*THE TASK*: Collect every line that includes the string "script".
-------- DATA SECTION --------
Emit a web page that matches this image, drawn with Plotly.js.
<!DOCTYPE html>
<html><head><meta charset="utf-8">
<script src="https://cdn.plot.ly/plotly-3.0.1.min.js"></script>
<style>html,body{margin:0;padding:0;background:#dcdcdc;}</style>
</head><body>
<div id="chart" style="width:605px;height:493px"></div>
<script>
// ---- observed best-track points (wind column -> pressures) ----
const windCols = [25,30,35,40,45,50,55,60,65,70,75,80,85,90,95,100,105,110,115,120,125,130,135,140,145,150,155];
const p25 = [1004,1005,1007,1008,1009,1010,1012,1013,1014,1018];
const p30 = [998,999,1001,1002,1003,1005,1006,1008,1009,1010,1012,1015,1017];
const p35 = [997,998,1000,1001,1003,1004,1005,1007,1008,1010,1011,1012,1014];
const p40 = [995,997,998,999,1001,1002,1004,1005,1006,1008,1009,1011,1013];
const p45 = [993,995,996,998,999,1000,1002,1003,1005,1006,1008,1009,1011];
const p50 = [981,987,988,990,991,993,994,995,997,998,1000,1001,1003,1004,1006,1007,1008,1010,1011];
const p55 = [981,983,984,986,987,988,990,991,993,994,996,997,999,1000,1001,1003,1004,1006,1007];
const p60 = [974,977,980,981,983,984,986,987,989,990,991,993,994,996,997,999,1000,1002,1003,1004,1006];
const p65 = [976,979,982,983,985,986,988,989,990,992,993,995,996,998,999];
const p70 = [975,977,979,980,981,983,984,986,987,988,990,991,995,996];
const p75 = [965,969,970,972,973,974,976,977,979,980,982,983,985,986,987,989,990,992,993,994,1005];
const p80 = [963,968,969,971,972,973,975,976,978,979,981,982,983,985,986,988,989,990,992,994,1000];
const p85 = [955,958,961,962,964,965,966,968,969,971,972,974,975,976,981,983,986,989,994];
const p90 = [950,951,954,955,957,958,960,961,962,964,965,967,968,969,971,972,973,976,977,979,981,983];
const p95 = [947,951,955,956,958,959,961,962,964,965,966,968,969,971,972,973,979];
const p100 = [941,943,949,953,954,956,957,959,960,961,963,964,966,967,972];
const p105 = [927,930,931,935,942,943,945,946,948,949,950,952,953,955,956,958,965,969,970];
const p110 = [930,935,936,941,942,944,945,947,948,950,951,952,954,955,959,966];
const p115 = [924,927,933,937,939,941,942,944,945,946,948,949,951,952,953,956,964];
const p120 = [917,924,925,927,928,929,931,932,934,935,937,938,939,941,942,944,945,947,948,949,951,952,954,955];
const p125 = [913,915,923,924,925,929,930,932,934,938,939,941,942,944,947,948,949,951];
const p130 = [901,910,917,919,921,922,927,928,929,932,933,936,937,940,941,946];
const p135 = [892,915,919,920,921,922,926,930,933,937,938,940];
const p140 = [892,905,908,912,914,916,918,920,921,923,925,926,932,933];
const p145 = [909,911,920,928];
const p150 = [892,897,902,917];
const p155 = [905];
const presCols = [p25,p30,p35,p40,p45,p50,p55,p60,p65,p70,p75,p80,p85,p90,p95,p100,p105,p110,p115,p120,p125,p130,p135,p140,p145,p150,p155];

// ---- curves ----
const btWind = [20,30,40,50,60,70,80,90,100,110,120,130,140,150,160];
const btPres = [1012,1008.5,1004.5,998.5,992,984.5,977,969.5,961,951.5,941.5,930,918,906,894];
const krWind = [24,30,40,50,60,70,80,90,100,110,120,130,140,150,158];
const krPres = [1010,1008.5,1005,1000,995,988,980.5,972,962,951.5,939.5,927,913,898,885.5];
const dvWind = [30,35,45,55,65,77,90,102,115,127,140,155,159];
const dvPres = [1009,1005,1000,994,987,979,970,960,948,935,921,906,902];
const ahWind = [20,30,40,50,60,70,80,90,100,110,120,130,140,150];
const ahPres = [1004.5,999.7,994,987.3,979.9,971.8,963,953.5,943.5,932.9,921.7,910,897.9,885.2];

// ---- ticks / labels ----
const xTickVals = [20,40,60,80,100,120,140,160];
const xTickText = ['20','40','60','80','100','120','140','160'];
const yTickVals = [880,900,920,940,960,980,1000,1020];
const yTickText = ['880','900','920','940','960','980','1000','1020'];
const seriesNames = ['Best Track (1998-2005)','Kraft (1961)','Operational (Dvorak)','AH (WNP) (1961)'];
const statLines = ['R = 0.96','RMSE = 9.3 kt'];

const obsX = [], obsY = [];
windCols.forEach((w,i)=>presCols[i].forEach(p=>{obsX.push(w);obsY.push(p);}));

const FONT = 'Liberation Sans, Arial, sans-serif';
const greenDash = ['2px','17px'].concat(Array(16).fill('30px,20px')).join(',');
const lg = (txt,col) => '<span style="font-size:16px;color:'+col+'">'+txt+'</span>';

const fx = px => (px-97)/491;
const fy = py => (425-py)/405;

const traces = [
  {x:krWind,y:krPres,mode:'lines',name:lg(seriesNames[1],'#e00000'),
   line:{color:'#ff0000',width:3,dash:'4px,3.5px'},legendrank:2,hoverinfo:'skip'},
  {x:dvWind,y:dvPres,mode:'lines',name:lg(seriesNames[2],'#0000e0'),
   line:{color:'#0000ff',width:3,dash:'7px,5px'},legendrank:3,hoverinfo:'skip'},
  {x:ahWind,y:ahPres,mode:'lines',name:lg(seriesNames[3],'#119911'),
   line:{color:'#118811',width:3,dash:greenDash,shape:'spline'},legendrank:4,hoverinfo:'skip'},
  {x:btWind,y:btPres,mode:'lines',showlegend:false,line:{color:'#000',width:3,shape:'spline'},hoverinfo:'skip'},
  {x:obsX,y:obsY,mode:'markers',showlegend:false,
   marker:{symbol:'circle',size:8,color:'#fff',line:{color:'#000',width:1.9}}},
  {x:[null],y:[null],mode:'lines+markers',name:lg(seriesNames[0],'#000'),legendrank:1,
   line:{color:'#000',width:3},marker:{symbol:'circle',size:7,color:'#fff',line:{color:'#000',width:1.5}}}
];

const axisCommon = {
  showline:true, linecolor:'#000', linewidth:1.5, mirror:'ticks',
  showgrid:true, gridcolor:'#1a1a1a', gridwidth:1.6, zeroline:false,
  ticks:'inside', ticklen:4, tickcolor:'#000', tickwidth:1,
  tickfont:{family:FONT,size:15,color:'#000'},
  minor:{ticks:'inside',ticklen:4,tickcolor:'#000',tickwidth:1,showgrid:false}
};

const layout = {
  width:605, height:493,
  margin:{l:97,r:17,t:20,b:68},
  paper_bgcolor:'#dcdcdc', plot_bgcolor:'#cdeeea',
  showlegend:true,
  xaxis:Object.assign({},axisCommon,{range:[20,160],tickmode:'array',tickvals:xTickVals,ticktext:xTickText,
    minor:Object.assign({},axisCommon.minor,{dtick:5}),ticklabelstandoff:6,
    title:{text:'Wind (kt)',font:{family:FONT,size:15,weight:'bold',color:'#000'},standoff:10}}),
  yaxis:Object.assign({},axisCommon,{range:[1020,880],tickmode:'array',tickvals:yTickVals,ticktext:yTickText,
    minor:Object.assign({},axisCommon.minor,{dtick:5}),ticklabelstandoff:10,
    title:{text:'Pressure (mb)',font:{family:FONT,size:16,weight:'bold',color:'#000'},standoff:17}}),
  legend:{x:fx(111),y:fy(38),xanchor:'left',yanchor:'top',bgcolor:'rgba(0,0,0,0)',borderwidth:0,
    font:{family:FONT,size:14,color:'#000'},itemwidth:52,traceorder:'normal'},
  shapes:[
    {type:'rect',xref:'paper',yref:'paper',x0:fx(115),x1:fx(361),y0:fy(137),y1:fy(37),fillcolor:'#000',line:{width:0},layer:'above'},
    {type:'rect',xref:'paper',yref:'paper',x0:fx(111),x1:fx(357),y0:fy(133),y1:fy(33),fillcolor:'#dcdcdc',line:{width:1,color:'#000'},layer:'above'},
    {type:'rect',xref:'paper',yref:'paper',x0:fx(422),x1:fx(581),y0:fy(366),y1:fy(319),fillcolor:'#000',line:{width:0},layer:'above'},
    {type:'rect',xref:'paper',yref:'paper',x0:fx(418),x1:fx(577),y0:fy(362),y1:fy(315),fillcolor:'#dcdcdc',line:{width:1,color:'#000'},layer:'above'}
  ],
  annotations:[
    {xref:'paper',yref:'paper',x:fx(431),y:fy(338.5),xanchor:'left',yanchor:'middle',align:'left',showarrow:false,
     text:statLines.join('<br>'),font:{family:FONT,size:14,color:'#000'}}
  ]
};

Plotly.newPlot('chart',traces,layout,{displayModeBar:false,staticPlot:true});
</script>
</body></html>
--------
-------- DATA SECTION --------
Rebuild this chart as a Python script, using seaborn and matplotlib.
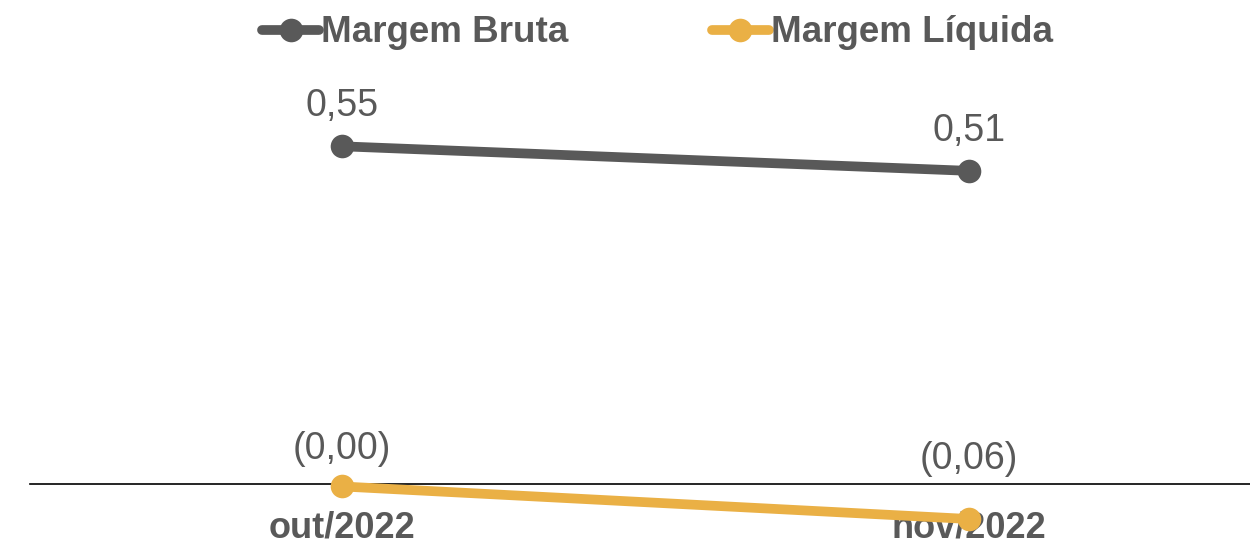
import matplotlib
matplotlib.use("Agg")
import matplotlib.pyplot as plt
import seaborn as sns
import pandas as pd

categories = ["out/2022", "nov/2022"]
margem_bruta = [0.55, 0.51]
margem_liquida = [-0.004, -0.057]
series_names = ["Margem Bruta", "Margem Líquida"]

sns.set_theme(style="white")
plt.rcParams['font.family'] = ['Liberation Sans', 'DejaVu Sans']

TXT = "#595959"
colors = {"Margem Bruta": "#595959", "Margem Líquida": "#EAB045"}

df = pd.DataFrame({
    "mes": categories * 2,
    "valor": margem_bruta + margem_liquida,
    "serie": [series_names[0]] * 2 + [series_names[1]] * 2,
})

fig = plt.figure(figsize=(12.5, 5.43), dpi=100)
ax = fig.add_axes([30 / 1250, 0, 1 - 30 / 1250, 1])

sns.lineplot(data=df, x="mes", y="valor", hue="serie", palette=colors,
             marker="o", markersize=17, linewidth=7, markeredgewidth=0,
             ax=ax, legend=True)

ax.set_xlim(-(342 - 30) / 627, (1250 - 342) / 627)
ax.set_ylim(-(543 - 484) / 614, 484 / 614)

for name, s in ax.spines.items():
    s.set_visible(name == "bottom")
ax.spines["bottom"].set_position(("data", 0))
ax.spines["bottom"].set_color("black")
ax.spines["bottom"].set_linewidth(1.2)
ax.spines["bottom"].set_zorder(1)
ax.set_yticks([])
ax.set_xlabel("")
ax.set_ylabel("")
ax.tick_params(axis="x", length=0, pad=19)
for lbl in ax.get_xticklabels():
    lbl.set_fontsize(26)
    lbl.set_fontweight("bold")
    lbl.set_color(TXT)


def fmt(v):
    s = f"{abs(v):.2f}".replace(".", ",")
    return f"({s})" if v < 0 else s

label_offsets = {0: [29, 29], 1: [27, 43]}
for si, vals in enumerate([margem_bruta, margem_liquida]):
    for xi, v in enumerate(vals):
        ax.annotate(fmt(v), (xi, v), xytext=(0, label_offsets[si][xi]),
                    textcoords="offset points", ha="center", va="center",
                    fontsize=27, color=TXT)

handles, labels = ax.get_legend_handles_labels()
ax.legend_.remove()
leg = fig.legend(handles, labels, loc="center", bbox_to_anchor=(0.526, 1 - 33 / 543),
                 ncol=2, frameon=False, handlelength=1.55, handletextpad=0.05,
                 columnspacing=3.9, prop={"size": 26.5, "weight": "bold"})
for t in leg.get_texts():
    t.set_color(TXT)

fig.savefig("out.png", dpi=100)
--------
-------- DATA SECTION --------
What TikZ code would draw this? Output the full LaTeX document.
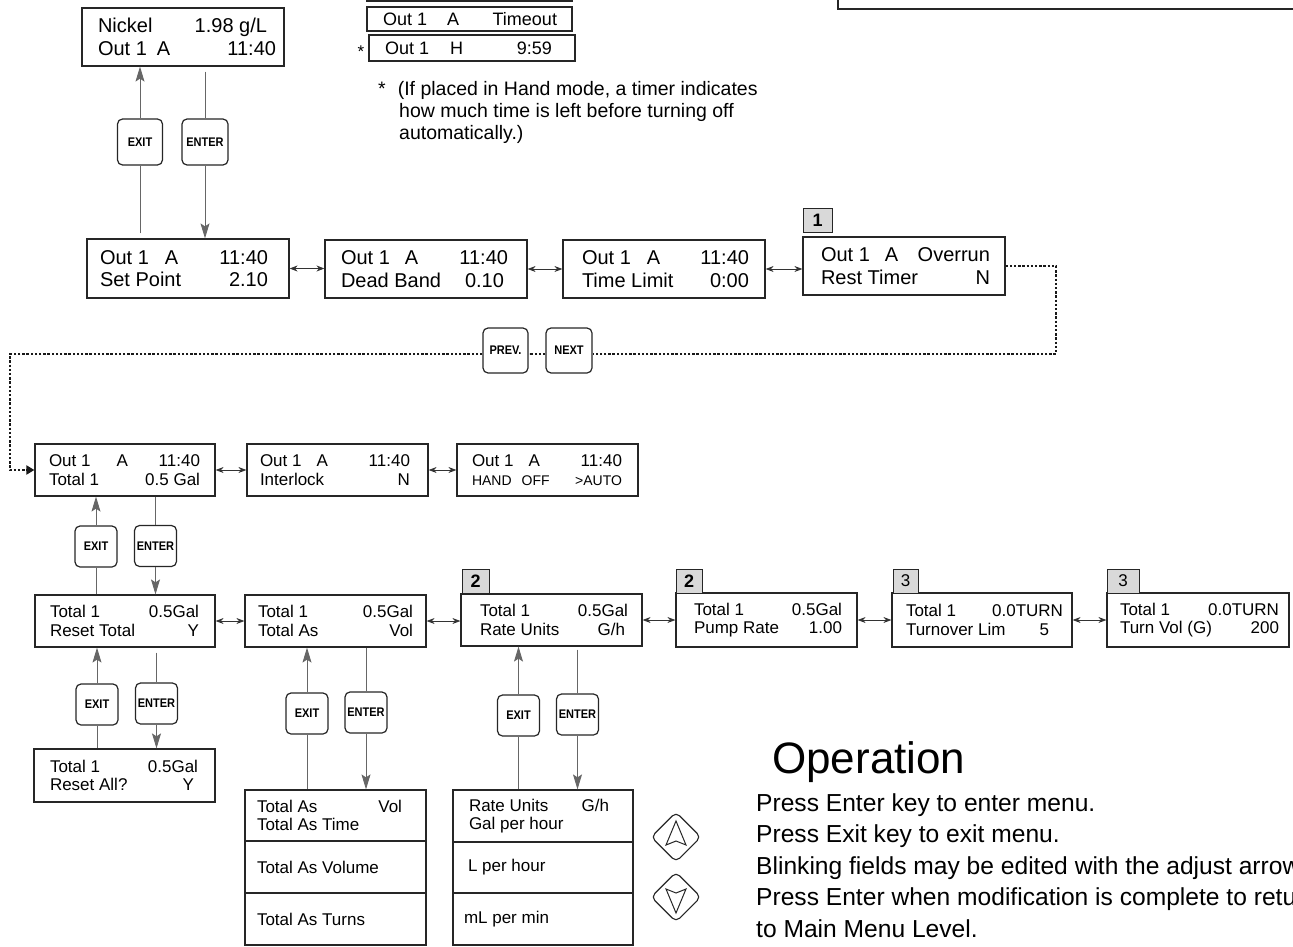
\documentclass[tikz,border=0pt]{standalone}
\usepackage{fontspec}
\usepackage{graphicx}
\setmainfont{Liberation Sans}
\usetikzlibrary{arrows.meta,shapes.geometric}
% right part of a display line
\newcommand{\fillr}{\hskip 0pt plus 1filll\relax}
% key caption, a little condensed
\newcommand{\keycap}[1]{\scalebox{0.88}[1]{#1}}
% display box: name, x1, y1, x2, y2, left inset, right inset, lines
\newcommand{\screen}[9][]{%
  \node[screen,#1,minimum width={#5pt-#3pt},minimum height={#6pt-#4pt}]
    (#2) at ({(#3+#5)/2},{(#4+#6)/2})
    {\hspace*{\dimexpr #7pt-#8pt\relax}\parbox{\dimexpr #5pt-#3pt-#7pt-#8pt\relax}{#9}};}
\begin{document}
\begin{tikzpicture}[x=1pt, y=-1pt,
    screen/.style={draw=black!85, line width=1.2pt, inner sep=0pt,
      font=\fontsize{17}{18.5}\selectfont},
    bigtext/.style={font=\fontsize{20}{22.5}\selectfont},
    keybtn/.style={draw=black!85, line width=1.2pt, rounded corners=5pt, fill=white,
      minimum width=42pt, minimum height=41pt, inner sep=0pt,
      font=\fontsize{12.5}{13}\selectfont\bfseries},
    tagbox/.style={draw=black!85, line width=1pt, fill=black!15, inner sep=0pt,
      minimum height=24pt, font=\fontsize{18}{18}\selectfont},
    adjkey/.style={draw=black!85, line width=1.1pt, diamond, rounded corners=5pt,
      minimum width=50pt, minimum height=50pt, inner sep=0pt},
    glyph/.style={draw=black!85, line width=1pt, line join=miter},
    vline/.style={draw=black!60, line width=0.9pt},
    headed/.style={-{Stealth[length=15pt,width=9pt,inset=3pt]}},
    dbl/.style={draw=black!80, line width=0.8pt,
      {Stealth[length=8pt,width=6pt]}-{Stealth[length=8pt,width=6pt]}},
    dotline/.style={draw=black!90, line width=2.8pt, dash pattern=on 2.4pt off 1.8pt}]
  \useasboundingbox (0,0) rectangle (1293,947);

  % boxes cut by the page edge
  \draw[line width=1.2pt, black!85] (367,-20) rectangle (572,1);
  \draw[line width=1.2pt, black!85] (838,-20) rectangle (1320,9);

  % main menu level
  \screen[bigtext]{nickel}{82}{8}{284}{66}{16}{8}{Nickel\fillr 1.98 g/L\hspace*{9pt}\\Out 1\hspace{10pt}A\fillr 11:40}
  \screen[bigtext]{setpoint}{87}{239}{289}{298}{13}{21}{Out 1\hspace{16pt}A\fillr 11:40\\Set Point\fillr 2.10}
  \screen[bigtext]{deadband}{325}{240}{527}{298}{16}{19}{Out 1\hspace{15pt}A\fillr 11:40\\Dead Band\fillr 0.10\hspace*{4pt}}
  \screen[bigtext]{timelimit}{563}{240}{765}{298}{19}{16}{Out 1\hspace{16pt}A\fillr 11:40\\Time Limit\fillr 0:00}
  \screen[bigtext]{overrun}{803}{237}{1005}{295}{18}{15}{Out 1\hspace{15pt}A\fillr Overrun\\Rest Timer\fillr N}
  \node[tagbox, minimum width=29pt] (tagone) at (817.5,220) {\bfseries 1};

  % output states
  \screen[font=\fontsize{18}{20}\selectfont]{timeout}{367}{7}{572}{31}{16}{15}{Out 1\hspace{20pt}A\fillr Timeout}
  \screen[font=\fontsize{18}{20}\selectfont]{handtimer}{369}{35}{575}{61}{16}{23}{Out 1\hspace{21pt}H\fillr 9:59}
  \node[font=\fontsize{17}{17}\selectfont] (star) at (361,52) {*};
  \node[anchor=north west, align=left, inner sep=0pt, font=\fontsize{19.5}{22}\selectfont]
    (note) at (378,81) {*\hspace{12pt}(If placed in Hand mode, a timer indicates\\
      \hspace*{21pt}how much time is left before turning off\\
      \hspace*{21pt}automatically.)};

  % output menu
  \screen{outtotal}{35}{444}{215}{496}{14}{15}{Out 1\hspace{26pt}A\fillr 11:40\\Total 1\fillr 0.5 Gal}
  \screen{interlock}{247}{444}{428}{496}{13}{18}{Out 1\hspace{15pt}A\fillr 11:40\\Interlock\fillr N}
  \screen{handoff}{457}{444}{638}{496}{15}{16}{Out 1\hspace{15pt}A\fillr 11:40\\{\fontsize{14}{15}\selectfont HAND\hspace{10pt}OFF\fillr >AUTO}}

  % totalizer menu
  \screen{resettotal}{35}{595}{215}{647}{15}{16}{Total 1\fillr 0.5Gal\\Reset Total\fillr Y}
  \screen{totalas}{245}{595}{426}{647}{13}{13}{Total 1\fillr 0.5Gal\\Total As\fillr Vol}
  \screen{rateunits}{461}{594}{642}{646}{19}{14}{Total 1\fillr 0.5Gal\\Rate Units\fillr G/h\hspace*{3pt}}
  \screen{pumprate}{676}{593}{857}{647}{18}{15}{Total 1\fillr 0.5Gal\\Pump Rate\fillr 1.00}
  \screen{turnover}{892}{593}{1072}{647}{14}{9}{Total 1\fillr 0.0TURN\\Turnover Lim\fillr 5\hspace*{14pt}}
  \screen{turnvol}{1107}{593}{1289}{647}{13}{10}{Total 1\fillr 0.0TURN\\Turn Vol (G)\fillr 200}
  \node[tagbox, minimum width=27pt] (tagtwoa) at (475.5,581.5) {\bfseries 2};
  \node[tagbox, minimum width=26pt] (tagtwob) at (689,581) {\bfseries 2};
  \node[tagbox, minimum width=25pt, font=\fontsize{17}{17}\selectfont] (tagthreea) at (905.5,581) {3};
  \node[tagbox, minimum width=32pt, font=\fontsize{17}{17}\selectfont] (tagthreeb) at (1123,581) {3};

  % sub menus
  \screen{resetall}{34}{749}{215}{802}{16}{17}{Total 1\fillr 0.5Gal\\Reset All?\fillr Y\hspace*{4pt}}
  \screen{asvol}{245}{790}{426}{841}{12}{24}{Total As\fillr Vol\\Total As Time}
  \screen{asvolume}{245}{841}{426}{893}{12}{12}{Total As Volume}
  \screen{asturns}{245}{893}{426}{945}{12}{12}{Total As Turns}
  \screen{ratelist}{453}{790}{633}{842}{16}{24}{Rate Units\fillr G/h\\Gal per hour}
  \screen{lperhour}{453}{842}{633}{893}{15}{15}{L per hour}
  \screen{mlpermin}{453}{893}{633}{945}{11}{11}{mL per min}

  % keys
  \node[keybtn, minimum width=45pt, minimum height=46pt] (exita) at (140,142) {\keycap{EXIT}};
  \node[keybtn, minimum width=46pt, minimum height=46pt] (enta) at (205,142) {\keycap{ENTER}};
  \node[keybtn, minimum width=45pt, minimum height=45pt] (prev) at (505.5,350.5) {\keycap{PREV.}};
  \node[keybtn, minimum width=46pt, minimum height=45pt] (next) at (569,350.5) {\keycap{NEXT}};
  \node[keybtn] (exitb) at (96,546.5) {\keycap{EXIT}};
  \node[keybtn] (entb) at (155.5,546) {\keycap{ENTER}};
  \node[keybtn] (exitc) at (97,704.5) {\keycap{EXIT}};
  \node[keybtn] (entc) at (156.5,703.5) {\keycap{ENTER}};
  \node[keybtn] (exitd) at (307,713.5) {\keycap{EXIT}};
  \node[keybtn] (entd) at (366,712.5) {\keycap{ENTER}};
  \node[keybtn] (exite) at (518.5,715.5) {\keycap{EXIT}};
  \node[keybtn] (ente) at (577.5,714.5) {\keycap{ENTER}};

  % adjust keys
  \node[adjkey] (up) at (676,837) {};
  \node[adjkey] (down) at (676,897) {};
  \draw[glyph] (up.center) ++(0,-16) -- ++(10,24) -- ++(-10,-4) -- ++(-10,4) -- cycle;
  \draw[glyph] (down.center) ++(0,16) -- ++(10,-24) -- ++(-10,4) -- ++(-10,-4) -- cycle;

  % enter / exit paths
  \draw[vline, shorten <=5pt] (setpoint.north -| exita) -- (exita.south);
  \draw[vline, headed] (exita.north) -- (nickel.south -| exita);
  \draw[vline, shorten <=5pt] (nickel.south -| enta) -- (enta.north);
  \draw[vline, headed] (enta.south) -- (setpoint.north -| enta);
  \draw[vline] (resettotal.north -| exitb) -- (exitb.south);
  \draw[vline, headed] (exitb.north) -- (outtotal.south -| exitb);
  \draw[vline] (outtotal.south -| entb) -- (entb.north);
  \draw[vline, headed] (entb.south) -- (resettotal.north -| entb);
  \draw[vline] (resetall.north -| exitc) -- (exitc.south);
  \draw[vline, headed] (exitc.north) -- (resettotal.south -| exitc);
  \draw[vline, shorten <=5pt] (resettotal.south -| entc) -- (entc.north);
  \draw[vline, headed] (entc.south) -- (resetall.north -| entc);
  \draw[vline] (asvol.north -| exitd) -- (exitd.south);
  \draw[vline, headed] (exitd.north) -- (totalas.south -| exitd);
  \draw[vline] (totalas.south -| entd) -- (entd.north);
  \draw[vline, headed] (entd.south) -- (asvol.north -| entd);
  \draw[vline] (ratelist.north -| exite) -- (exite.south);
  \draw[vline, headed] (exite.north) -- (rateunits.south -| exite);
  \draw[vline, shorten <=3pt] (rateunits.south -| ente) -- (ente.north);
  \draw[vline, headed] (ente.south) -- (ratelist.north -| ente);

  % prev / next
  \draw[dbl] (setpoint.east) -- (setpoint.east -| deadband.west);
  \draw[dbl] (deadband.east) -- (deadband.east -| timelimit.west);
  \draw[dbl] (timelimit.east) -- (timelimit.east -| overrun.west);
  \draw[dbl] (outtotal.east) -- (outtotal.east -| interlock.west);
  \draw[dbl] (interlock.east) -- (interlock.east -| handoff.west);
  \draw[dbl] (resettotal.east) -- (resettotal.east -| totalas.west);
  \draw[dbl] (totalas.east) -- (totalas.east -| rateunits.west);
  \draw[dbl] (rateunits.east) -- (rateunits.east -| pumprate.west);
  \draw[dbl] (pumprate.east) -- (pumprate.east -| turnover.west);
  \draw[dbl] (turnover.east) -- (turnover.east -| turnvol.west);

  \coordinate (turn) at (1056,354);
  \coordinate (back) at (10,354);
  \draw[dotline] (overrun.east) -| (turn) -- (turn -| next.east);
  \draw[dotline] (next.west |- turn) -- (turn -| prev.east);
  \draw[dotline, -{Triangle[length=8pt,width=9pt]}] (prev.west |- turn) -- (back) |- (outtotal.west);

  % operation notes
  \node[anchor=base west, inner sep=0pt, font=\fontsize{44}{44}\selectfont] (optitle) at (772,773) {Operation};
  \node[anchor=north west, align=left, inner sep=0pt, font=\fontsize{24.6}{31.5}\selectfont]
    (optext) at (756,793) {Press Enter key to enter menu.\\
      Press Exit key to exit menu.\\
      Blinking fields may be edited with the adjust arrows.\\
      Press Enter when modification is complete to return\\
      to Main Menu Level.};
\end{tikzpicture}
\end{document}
--------
*RESPONSE TO THE EXERCISE*:
<script src="https://cdn.plot.ly/plotly-3.0.1.min.js"></script>
<script>
</script>
Rebuild this chart as a Python script, using seaborn and matplotlib.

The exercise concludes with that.